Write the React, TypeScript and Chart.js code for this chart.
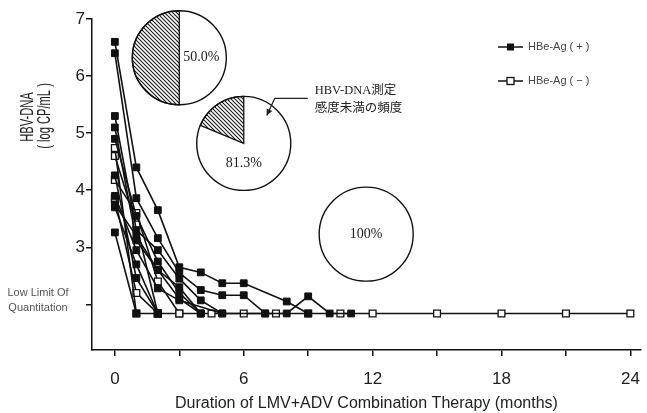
import React, { useEffect, useRef } from 'react';
import { Chart, registerables } from 'chart.js';

Chart.register(...registerables);

// Lower limit of quantitation (log copies/mL), plotted level
const LLOQ = 1.84;
const L = LLOQ;

// HBe-Ag (+) patients: [month, log CP/mL]
const posA = [[0, 6.6], [1, 4.4], [2, 3.65], [3, 2.65], [4, 2.56], [5, 2.37], [6, 2.37], [8, 2.05], [9, L]];
const posB = [[0, 6.4], [1, 3.86], [2, 3.16], [3, 2.55], [4, 2.25], [5, 2.16], [6, 2.16], [7, L]];
const posC = [[0, 5.3], [1, 3.3], [2, 2.95], [3, 2.45], [4, 2.07], [5, L], [7, L], [8, L], [9, 2.14], [10, L], [11, L]];
const posD = [[0, 5.1], [1, 3.12], [2, 2.6], [3, 2.3], [4, L]];
const posE = [[0, 4.9], [1, 3.55], [2, 2.75], [3, 2.2], [4, L]];
const posF = [[0, 4.26], [1, 2.46], [2, L]];
const posG = [[0, 3.9], [1, 2.95], [2, 2.28], [3, 2.07], [5, L]];
const posH = [[0, 3.75], [1, 3.2], [2, 2.6], [3, 2.1], [4, L]];
const posI = [[0, 3.7], [1, 2.7], [2, L]];
const posJ = [[0, 3.26], [1, L]];

// HBe-Ag (-) patients
const negA = [[0, 4.74], [1, L], [2, L], [3, L], [4.5, L], [6, L], [7.5, L], [9, L], [10.5, L], [12, L], [15, L], [18, L], [21, L], [24, L]];
const negB = [[0, 4.6], [1, 3.4], [2, L]];
const negC = [[0, 4.18], [1, 3.6], [2, 2.4], [3, L]];
const negD = [[0, 3.85], [1, 2.2], [2, L]];

const positiveSeries = [posA, posB, posC, posD, posE, posF, posG, posH, posI, posJ];
const negativeSeries = [negA, negB, negC, negD];

// Axis ticks
const xTickValues = [0, 3, 6, 9, 12, 15, 18, 21, 24];
const xLabelEvery = 6;
const yTickValues = [2, 3, 4, 5, 6, 7];

// Pie insets: frequency of HBV-DNA below detection
const pieMonths = [3, 6, 11.7];
const pieBelowPct = [50.0, 81.3, 100];
const pieLabels = ['50.0%', '81.3%', '100%'];

const legendLabels = ['HBe-Ag ( + )', 'HBe-Ag ( − )'];
const xTitle = 'Duration of LMV+ADV Combination Therapy (months)';
const yTitle1 = 'HBV-DNA';
const yTitle2 = '( log CP/mL )';
const lloqLines = ['Low Limit Of', 'Quantitation'];
const noteLines = ['HBV-DNA測定', '感度未満の頻度'];

const SANS = '"Liberation Sans", Arial, sans-serif';
const SERIF = '"Liberation Serif", "Noto Sans CJK JP", serif';

function makeHatch(ctx: CanvasRenderingContext2D) {
  const c = document.createElement('canvas');
  c.width = 4;
  c.height = 4;
  const g = c.getContext('2d')!;
  g.fillStyle = '#fff';
  g.fillRect(0, 0, 4, 4);
  g.strokeStyle = '#1a1a1a';
  g.lineWidth = 1.1;
  g.beginPath();
  g.moveTo(-1, -1); g.lineTo(5, 5);
  g.moveTo(-1, 3); g.lineTo(1, 5);
  g.moveTo(3, -1); g.lineTo(5, 1);
  g.stroke();
  return ctx.createPattern(c, 'repeat')!;
}

const decor = {
  id: 'decor',
  afterDraw(chart: any) {
    const { ctx, scales } = chart;
    const xs = scales.x;
    const ys = scales.y;
    ctx.save();

    // Y axis title (condensed, rotated)
    ctx.fillStyle = '#222';
    ctx.textAlign = 'center';
    ctx.textBaseline = 'middle';
    ctx.font = `18px ${SANS}`;
    const drawRot = (t: string, cx: number, cy: number) => {
      ctx.save();
      ctx.translate(cx, cy);
      ctx.rotate(-Math.PI / 2);
      ctx.scale(0.62, 1);
      ctx.fillText(t, 0, 0);
      ctx.restore();
    };
    drawRot(yTitle1, 28, 117);
    drawRot(yTitle2, 45, 116);

    // Low limit label
    ctx.font = `11px ${SANS}`;
    ctx.fillStyle = '#555';
    ctx.fillText(lloqLines[0], 38, 293);
    ctx.fillText(lloqLines[1], 38, 308);

    // Pies
    const hatch = makeHatch(ctx);
    const pieY = [6.32, 4.82, 3.23];
    const labelOff = [[22, 0], [0, 20], [0, 0]];
    const R = 47;
    pieMonths.forEach((m, i) => {
      const cx = xs.getPixelForValue(m);
      const cy = ys.getPixelForValue(pieY[i]);
      ctx.beginPath();
      ctx.arc(cx, cy, R, 0, Math.PI * 2);
      ctx.fillStyle = '#fff';
      ctx.fill();
      const a = ((100 - pieBelowPct[i]) / 100) * Math.PI * 2;
      if (a > 0) {
        ctx.beginPath();
        ctx.moveTo(cx, cy);
        ctx.arc(cx, cy, R, -Math.PI / 2 - a, -Math.PI / 2);
        ctx.closePath();
        ctx.fillStyle = hatch;
        ctx.fill();
        ctx.strokeStyle = '#111';
        ctx.lineWidth = 1.3;
        ctx.stroke();
      }
      ctx.beginPath();
      ctx.arc(cx, cy, R, 0, Math.PI * 2);
      ctx.strokeStyle = '#111';
      ctx.lineWidth = 1.4;
      ctx.stroke();
      ctx.fillStyle = '#222';
      ctx.font = `14px ${SERIF}`;
      ctx.textAlign = 'center';
      ctx.textBaseline = 'middle';
      ctx.fillText(pieLabels[i], cx + labelOff[i][0], cy + labelOff[i][1]);
    });

    // Annotation near second pie
    const px = xs.getPixelForValue(pieMonths[1]);
    const py = ys.getPixelForValue(pieY[1]);
    ctx.font = `12.5px ${SERIF}`;
    ctx.textAlign = 'left';
    ctx.fillStyle = '#222';
    ctx.fillText(noteLines[0], px + 71, py - 53);
    ctx.fillText(noteLines[1], px + 71, py - 35);
    ctx.strokeStyle = '#222';
    ctx.lineWidth = 1.2;
    ctx.beginPath();
    ctx.moveTo(px + 64, py - 45);
    ctx.lineTo(px + 31, py - 45);
    ctx.lineTo(px + 23, py - 28);
    ctx.stroke();
    // arrow head
    const ax = px + 23, ay = py - 28;
    const ang = Math.atan2(17, -8);
    ctx.beginPath();
    ctx.moveTo(ax, ay);
    ctx.lineTo(ax - 7 * Math.cos(ang - 0.45), ay - 7 * Math.sin(ang - 0.45));
    ctx.lineTo(ax - 7 * Math.cos(ang + 0.45), ay - 7 * Math.sin(ang + 0.45));
    ctx.closePath();
    ctx.fillStyle = '#222';
    ctx.fill();

    // Legend
    const lx = 498, lw = 25;
    [47, 81].forEach((ly, i) => {
      ctx.strokeStyle = '#111';
      ctx.lineWidth = 1.5;
      ctx.beginPath();
      ctx.moveTo(lx, ly);
      ctx.lineTo(lx + lw, ly);
      ctx.stroke();
      const mx = lx + lw / 2;
      if (i === 0) {
        ctx.fillStyle = '#111';
        ctx.fillRect(mx - 3.5, ly - 3.5, 7, 7);
      } else {
        ctx.fillStyle = '#fff';
        ctx.fillRect(mx - 3.5, ly - 3.5, 7, 7);
        ctx.lineWidth = 1.3;
        ctx.strokeRect(mx - 3.5, ly - 3.5, 7, 7);
      }
      ctx.fillStyle = '#444';
      ctx.font = `11px ${SANS}`;
      ctx.textAlign = 'left';
      ctx.textBaseline = 'middle';
      ctx.fillText(legendLabels[i], lx + lw + 5, ly);
    });

    ctx.restore();
  },
};

export default function App() {
  const ref = useRef<HTMLCanvasElement>(null);

  useEffect(() => {
    if (!ref.current) return;
    const toPts = (s: number[][]) => s.map(([x, y]) => ({ x, y }));
    const datasets: any[] = [];
    positiveSeries.forEach((s, i) => {
      datasets.push({
        label: `pos${i}`,
        data: toPts(s),
        showLine: true,
        borderColor: '#111',
        backgroundColor: '#111',
        borderWidth: 1.6,
        pointStyle: 'rect',
        pointRadius: 4.8,
        pointBorderWidth: 1,
        pointBackgroundColor: '#111',
        pointBorderColor: '#111',
      });
    });
    negativeSeries.forEach((s, i) => {
      datasets.push({
        label: `neg${i}`,
        data: toPts(s),
        showLine: true,
        borderColor: '#111',
        backgroundColor: '#fff',
        borderWidth: 1.6,
        pointStyle: 'rect',
        pointRadius: 4.8,
        pointBorderWidth: 1.3,
        pointBackgroundColor: '#fff',
        pointBorderColor: '#111',
      });
    });

    const axisGrid = {
      display: true,
      drawOnChartArea: false,
      drawTicks: true,
      tickLength: 6,
      color: '#111',
      lineWidth: 1.5,
    };

    const chart = new Chart(ref.current, {
      type: 'scatter',
      data: { datasets },
      options: {
        animation: false,
        responsive: false,
        maintainAspectRatio: false,
        layout: { padding: { top: 19, right: 3, left: 0, bottom: 0 } },
        plugins: { legend: { display: false }, tooltip: { enabled: false } },
        scales: {
          x: {
            type: 'linear',
            min: -1.065,
            max: 24.49,
            afterBuildTicks: (s: any) => {
              s.ticks = xTickValues.map((v) => ({ value: v }));
            },
            afterFit: (s: any) => {
              s.height = 63;
              s.paddingLeft = 0;
              s.paddingRight = 0;
            },
            ticks: {
              autoSkip: false,
              maxRotation: 0,
              padding: 13,
              color: '#222',
              font: { family: SANS, size: 17 },
              callback: (v: any) => (Number(v) % xLabelEvery === 0 ? String(v) : ''),
            },
            grid: axisGrid,
            border: { display: true, color: '#111', width: 1.5 },
            title: {
              display: true,
              text: xTitle,
              color: '#222',
              font: { family: SANS, size: 16 },
              padding: { top: 0, bottom: 0 },
            },
          },
          y: {
            type: 'linear',
            min: 1.2,
            max: 7,
            afterBuildTicks: (s: any) => {
              s.ticks = yTickValues.map((v) => ({ value: v }));
            },
            afterFit: (s: any) => {
              s.width = 92;
            },
            ticks: {
              autoSkip: false,
              padding: 1,
              color: '#222',
              font: { family: SANS, size: 17 },
              callback: (v: any) => (Number(v) === 2 ? '' : String(v)),
            },
            grid: axisGrid,
            border: { display: true, color: '#111', width: 1.5 },
          },
        },
      },
      plugins: [decor],
    });
    return () => chart.destroy();
  }, []);

  return (
    <div style={{ position: 'fixed', left: 0, top: 0, width: 647, height: 413, background: '#fff' }}>
      <canvas ref={ref} width={647} height={413} />
    </div>
  );
}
==============================
▸ Requirement
With all pictures left out, please transcribe exactly the lines from the start of the material through the line with "const L = LLOQ;".

▸ The completed task
Write the React, TypeScript and Chart.js code for this chart.
import React, { useEffect, useRef } from 'react';
import { Chart, registerables } from 'chart.js';

Chart.register(...registerables);

// Lower limit of quantitation (log copies/mL), plotted level
const LLOQ = 1.84;
const L = LLOQ;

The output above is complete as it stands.